>> Start Extracted information

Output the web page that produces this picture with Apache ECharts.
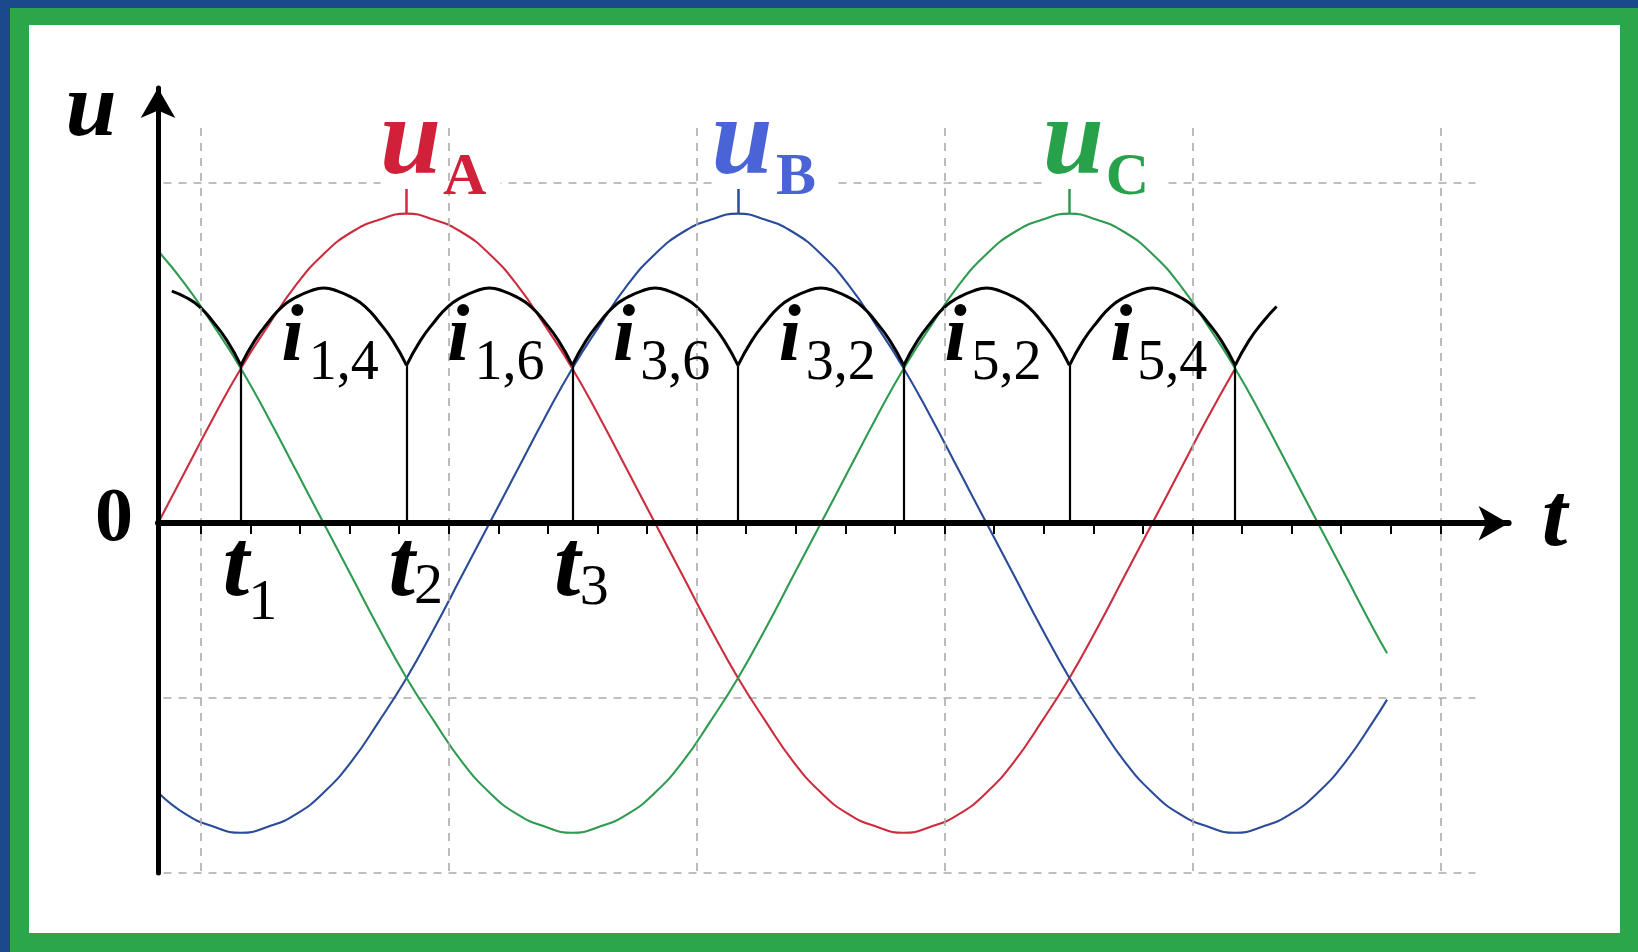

>> End Extracted information
>> Start Extracted information

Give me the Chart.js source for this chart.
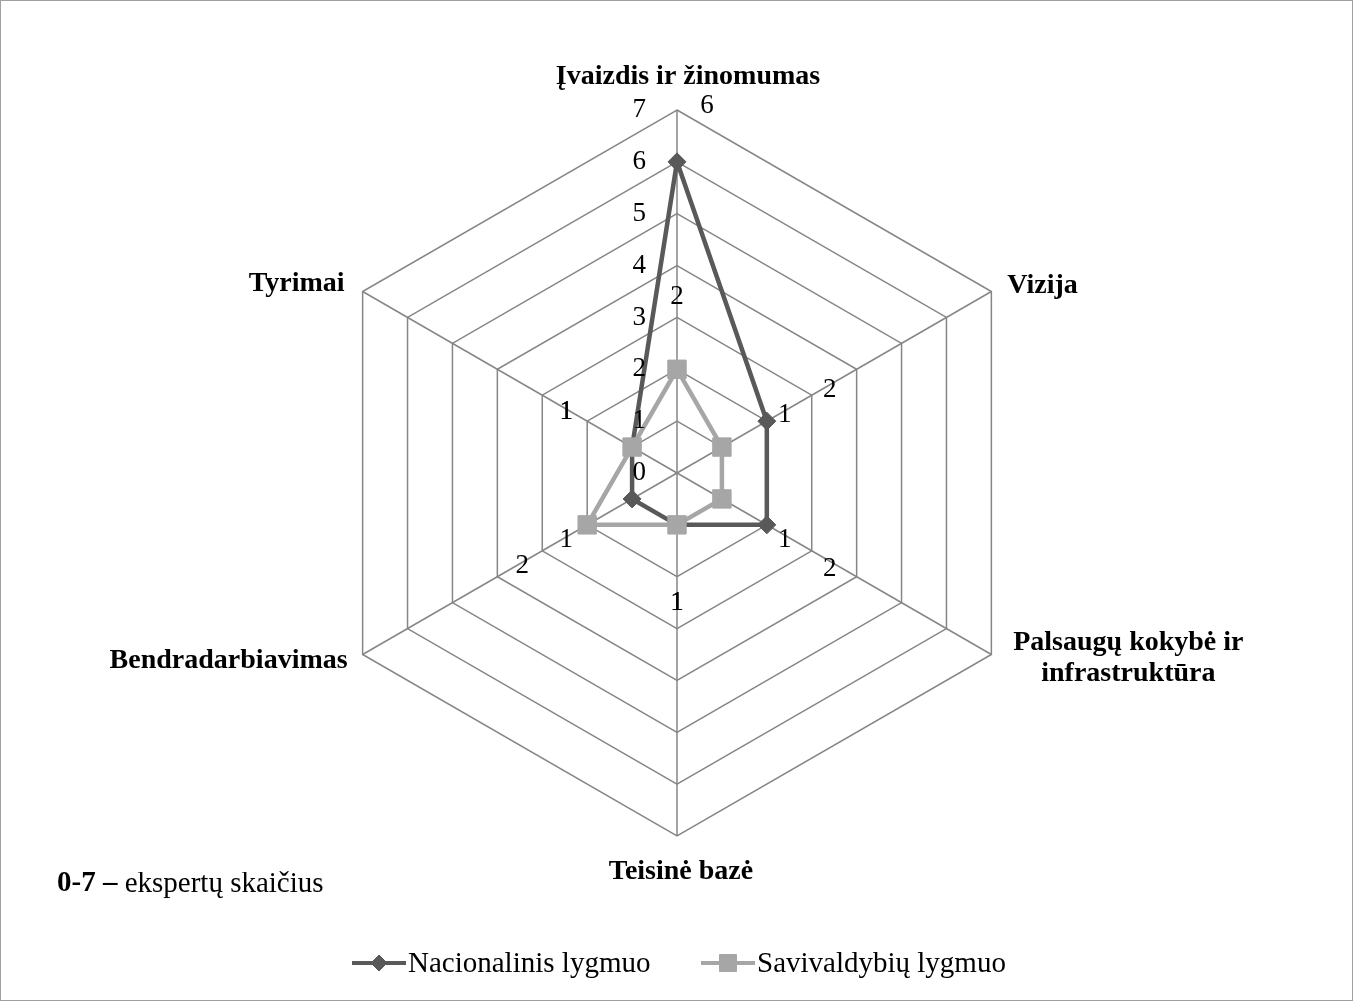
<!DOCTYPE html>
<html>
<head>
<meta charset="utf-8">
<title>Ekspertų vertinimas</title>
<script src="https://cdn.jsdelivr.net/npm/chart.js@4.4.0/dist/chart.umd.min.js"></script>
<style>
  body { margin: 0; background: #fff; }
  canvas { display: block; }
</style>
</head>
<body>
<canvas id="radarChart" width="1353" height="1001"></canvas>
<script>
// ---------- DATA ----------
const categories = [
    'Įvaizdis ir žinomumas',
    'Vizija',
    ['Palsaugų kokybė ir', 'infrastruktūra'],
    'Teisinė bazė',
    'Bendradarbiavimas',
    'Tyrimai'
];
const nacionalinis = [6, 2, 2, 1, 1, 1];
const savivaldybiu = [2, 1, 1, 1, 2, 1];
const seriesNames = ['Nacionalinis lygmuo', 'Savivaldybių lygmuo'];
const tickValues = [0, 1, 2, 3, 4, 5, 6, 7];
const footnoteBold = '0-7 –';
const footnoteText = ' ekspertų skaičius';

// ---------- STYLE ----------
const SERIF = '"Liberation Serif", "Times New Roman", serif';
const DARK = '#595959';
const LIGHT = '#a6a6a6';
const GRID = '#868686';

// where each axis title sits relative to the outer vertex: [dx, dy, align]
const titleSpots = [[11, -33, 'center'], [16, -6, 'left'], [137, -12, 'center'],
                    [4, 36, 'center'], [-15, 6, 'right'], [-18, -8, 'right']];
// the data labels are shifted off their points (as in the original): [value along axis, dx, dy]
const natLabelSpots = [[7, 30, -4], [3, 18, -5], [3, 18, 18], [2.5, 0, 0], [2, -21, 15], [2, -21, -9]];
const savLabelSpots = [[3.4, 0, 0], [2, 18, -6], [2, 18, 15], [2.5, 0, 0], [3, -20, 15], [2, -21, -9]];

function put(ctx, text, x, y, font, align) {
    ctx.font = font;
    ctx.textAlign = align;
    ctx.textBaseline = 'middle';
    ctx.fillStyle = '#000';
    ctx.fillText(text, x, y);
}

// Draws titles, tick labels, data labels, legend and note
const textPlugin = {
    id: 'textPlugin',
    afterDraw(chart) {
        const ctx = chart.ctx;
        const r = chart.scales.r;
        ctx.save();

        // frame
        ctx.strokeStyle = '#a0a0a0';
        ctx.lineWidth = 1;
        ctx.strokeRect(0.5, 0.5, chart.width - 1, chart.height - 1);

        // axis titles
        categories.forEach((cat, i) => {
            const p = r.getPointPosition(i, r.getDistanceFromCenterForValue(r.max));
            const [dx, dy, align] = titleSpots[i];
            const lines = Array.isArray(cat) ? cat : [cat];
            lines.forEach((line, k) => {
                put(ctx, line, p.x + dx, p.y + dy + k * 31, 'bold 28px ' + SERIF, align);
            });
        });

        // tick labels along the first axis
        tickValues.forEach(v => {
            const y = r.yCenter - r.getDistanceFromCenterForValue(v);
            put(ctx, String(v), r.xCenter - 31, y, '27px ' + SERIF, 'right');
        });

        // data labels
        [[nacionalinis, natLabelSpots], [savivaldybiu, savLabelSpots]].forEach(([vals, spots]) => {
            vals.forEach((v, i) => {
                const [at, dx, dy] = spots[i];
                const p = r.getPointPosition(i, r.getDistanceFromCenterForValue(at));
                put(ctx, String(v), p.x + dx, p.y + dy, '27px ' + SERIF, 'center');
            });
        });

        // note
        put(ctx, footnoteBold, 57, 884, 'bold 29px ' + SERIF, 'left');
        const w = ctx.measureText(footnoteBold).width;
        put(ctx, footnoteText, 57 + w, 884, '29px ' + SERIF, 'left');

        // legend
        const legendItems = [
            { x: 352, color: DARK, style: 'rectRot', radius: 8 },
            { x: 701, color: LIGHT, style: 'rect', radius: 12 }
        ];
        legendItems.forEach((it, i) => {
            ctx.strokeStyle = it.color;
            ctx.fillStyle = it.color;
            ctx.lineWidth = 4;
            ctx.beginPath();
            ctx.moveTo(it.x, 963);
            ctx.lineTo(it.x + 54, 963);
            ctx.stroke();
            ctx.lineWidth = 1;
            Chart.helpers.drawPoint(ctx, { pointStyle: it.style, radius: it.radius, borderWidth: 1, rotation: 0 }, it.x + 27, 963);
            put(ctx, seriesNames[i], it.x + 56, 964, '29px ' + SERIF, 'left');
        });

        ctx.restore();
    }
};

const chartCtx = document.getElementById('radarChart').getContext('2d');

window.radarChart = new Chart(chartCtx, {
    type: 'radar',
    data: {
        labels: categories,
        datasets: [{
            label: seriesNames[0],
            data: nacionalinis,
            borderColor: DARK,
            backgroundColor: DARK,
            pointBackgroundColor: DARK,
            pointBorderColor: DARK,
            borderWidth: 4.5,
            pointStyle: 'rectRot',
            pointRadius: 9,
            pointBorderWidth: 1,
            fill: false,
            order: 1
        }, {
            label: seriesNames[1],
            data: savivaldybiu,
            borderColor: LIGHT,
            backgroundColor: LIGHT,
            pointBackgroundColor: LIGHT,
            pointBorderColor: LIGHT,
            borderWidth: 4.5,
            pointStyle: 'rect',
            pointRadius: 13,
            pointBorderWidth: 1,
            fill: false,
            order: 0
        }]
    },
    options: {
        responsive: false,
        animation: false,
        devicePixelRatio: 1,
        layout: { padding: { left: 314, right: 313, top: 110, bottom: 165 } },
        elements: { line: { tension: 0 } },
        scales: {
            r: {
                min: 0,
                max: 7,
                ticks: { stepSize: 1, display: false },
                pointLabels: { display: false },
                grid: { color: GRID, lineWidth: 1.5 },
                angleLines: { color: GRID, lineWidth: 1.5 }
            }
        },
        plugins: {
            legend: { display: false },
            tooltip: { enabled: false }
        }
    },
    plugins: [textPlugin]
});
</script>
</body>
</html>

>> End Extracted information
>> Start Extracted information

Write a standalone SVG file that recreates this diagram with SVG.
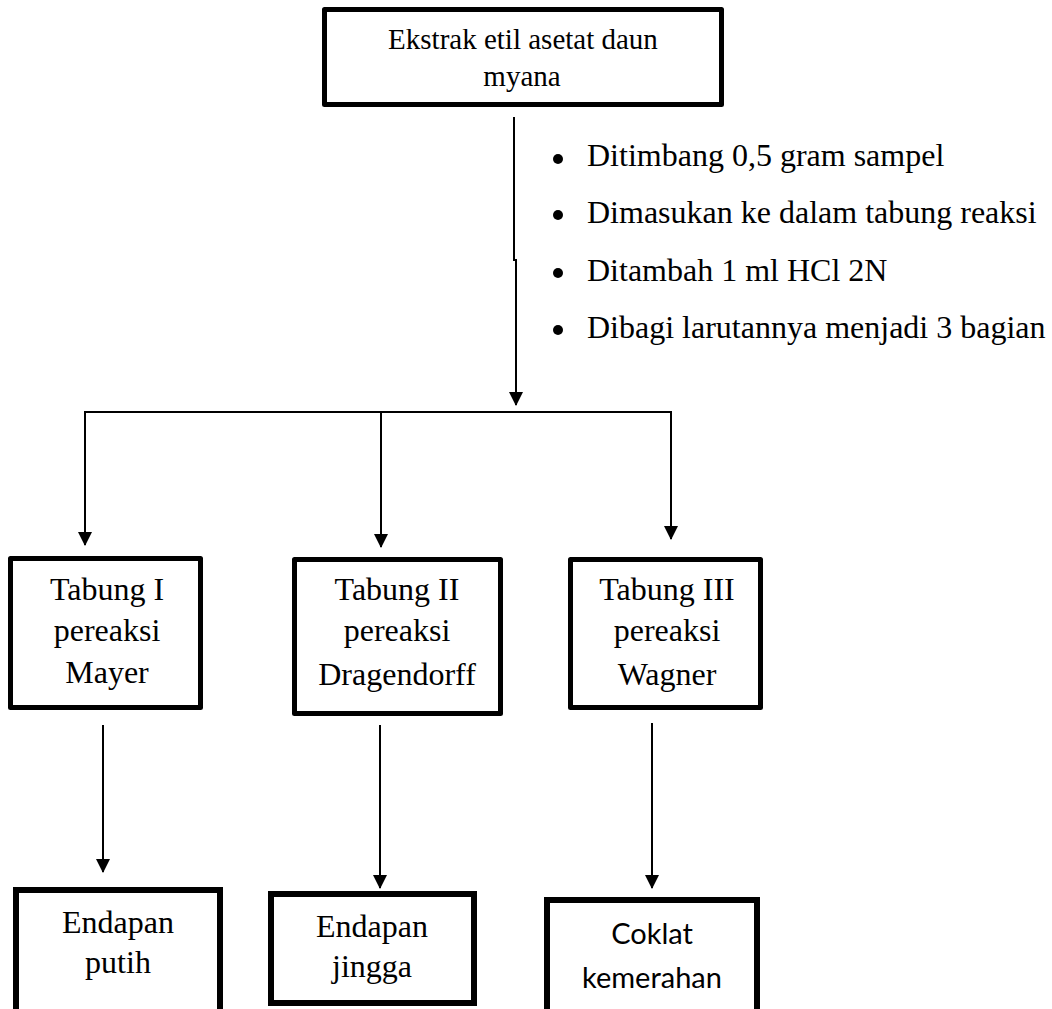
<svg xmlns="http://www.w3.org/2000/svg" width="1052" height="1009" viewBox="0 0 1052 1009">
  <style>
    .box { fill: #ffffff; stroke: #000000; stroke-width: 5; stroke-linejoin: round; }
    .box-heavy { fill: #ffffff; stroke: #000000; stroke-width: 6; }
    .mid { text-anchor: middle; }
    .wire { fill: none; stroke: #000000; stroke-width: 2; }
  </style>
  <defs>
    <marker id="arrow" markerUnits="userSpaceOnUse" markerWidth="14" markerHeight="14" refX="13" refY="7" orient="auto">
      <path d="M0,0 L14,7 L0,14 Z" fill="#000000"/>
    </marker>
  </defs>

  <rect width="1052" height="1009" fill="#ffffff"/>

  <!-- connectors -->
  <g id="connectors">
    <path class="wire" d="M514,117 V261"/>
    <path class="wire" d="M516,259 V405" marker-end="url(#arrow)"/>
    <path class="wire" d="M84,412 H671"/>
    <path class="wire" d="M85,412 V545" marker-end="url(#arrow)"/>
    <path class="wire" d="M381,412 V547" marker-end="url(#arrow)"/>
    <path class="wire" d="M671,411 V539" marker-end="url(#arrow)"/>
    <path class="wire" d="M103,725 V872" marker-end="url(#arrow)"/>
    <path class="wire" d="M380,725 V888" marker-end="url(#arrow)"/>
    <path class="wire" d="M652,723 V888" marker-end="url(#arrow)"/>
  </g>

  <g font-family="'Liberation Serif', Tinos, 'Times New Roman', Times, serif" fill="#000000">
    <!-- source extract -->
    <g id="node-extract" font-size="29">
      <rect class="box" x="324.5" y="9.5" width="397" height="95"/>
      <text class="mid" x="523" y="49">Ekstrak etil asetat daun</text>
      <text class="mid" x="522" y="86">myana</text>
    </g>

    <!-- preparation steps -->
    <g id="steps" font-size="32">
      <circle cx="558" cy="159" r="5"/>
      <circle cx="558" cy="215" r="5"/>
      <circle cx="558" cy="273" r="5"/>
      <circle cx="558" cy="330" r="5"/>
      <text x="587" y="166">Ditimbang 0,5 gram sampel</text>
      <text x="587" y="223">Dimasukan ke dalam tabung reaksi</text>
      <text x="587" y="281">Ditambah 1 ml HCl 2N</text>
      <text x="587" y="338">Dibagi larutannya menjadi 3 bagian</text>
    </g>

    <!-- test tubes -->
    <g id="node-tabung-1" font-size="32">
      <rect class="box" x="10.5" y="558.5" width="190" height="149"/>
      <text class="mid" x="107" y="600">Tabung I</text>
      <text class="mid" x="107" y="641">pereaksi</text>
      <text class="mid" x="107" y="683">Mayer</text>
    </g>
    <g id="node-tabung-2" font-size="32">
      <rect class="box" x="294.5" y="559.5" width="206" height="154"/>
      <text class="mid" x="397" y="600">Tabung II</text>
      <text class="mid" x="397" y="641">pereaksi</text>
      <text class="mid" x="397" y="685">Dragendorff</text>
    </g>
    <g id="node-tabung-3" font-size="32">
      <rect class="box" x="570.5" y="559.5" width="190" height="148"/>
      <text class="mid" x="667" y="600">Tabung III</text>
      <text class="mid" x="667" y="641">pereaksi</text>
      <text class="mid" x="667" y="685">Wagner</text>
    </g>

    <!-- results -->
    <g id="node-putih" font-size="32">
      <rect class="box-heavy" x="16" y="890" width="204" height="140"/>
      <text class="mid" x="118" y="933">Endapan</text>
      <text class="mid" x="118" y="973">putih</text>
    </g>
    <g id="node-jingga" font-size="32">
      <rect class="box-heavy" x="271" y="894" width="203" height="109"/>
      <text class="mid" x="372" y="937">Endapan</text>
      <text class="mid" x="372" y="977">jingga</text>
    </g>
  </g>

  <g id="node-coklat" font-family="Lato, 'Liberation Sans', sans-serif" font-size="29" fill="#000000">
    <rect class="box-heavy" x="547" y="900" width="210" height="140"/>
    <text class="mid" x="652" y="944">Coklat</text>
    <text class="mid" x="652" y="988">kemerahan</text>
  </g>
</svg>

>> End Extracted information

* [Short problem] Pictures are not part of the copy. Reproduce the lines from the one containing "Give me the Chart.js source for this chart." through the one containing "const footnoteText = ' ekspertų skaičius';", exactly and nothing more.

* [Output for this exercise]
Give me the Chart.js source for this chart.
<!DOCTYPE html>
<html>
<head>
<meta charset="utf-8">
<title>Ekspertų vertinimas</title>
<script src="https://cdn.jsdelivr.net/npm/chart.js@4.4.0/dist/chart.umd.min.js"></script>
<style>
  body { margin: 0; background: #fff; }
  canvas { display: block; }
</style>
</head>
<body>
<canvas id="radarChart" width="1353" height="1001"></canvas>
<script>
// ---------- DATA ----------
const categories = [
    'Įvaizdis ir žinomumas',
    'Vizija',
    ['Palsaugų kokybė ir', 'infrastruktūra'],
    'Teisinė bazė',
    'Bendradarbiavimas',
    'Tyrimai'
];
const nacionalinis = [6, 2, 2, 1, 1, 1];
const savivaldybiu = [2, 1, 1, 1, 2, 1];
const seriesNames = ['Nacionalinis lygmuo', 'Savivaldybių lygmuo'];
const tickValues = [0, 1, 2, 3, 4, 5, 6, 7];
const footnoteBold = '0-7 –';
const footnoteText = ' ekspertų skaičius';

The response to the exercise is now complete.